Although he never earned an academic diploma, he helped Roosevelt design the New Deal, and prepared the US economy for war as secretary of the Treasury, the second-highest-ranking cabinet seat.

But when it came to rescuing Jews, his efforts were stymied. Assistant Secretary of State Breckinridge Long, who oversaw the agency’s Visa Division, prioritized US national security over humanitarian aid, and was also a known antisemite.

A popular propaganda film, “Confessions of a Nazi Spy,” fed into the wartime hysteria that helping refugees would allow spies to penetrate the US.

“There were many obstacles to rescue,” said Warshaw. “The State Department was filled with antisemites and popular opinion was opposed to letting in refugees.

“The sad fact is that Roosevelt didn’t take action to save more Jews because he didn’t believe in doing so. He once boasted to Morgenthau that he was personally responsible for Harvard’s instituting a quota on Jewish students.”

US Secretary of the Treasury Henry Morgenthau with his assistant Henrietta Klotz, who was known as his “watchdog.” She urged her boss to work to bring Jewish refugees to the US during the war. LOC
Starved prisoners freed from a concentration camp in Ebensee, Austria, on May 7, 1945. Getty Images

In 1942, when secret cables indicated the Nazis were killing more than 6,000 Jews a day in Poland, Morgenthau began working with the World Jewish Congress and other relief groups to help rescue Jews in Europe.

In 1944, he persuaded Roosevelt to create the War Refugee Board, which sponsored Swedish businessman Raoul Wallenberg’s mission to Hungary to help Jews leave the country. More than 200,000 Jews were saved.

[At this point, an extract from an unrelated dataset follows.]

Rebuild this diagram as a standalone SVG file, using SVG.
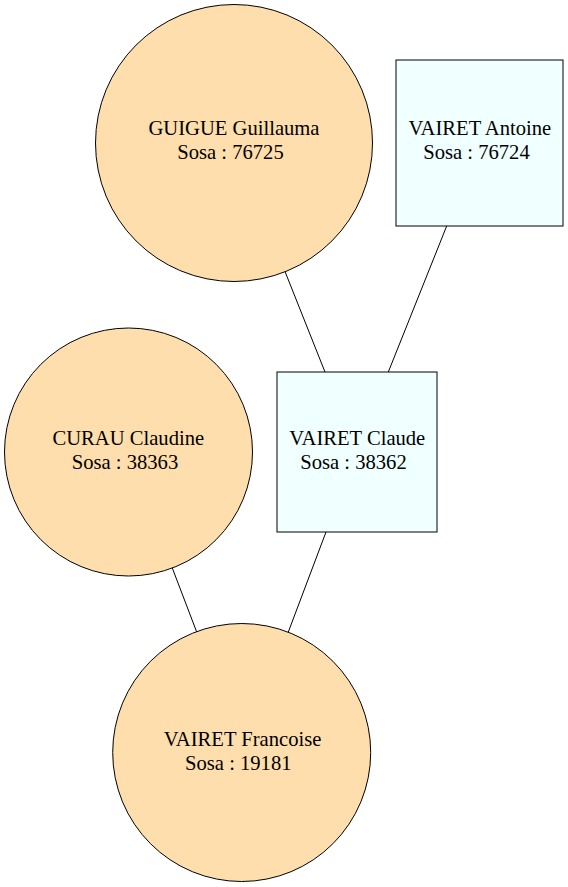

Despite his efforts, Morgenthau was treated with contempt by his government colleagues, especially after Roosevelt’s death in April 1945. Roosevelt’s successor, President Harry Truman, refused to send any of Roosevelt’s advisers — a group that included Morgenthau and aides whom Truman called “the Jew boys” — to the Potsdam Conference where the US, Great Britain and the Soviet Union hammered out the future of Germany.

For his part, British Prime Minister Winston Churchill referred to Morgenthau as “Shylock.”

Despite the opposition, Morgenthau pushed forward even after he left government. He plunged into relief work for Jewish nonprofits with the help of his longtime secretary, Henrietta Klotz, a Jew and one of the heroes of the film, who was unrelenting in her mission to save refugees.

“When push came to shove, he was confronted with horrible knowledge, not only about the Nazis but about his own government,” said Warshaw of the subject of his film.

“Unlike virtually anyone else in his circle, he defied the advice of his family, the orders of the president, and … put everything on the line to fight for what was right.”

In his later life, Morgenthau donated his energies to Jewish philanthropic efforts and was a financial adviser to Israel. He died of heart failure in 1967.

“Honorable Mr. Morgenthau” premieres at Quad Cinema on September 13 and continues through September 19. Filmmaker Hilan Warshaw will answer questions after the screening on September 14 and 15.